The ontology evaluation community has proposed a range of methods for the automatic verification of ontologies but these methods cannot verify aspects that require human involvement, e.g., correctness with respect to common sense knowledge. Research on human-centric ontology evaluation that could address such quality aspects has, so far, neither reached a good characterization of the problem nor provided scalable methods for addressing it. Human Computation (HC) techniques could be a promising solution to human-centric ontology evaluation, yet, their applicability to conceptual structures such as ontologies as opposed to cognitively less complex data (e.g., text, images) raises several open issues.

HOnEst fills these gaps by investigating the following research questions:

  • (RQ1) Which ontology evaluation tasks can be (currently) only solved with human involvement?
  • (RQ2) How to solve these evaluation tasks successfully with HC techniques?
  • (RQ3) How to scale HC for the evaluation of very large ontologies?

HOnEst will strengthen the human-centric evaluation area within the ontology evaluation research with novel contributions such as:

  1. a systematically-classified catalogue of human-centric ontology evaluation tasks (HET) identified partly through a Systematic Literature Review (RQ1)
  2. the VeriCoM2 HC-based approach for solving HET, developed with a Design Science method (RQ2)
  3. evidence-based guidelines for optimal HC-configurations
  4. the first benchmark for (human-centric) ontology evaluation

Within HC, HOnEst will focalize research on the nascent topic of conceptual model evaluation, which was investigated across diverse communities. To that end, it will address challenges such as (1) selecting suitable model fragments to be used as context within HC tasks and (2) measuring (dis)agreement of diverse viewpoints collected through HC.

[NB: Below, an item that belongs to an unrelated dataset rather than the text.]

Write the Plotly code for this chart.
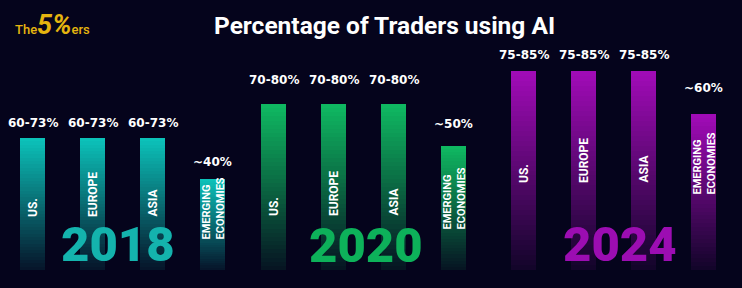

A novelty for both fields is investigating scalability aspects of human-centric ontology evaluation (RQ3) by creating hybrid human-machine systems that combine human and computational components (e.g., machine learning classifiers) alike. The approach will be tested in two use cases: (1) evaluating a large-scale ontology of research topics and (2) evaluating the WebIsALOD knowledge graph focusing on tail (i.e., not mainstream) entities.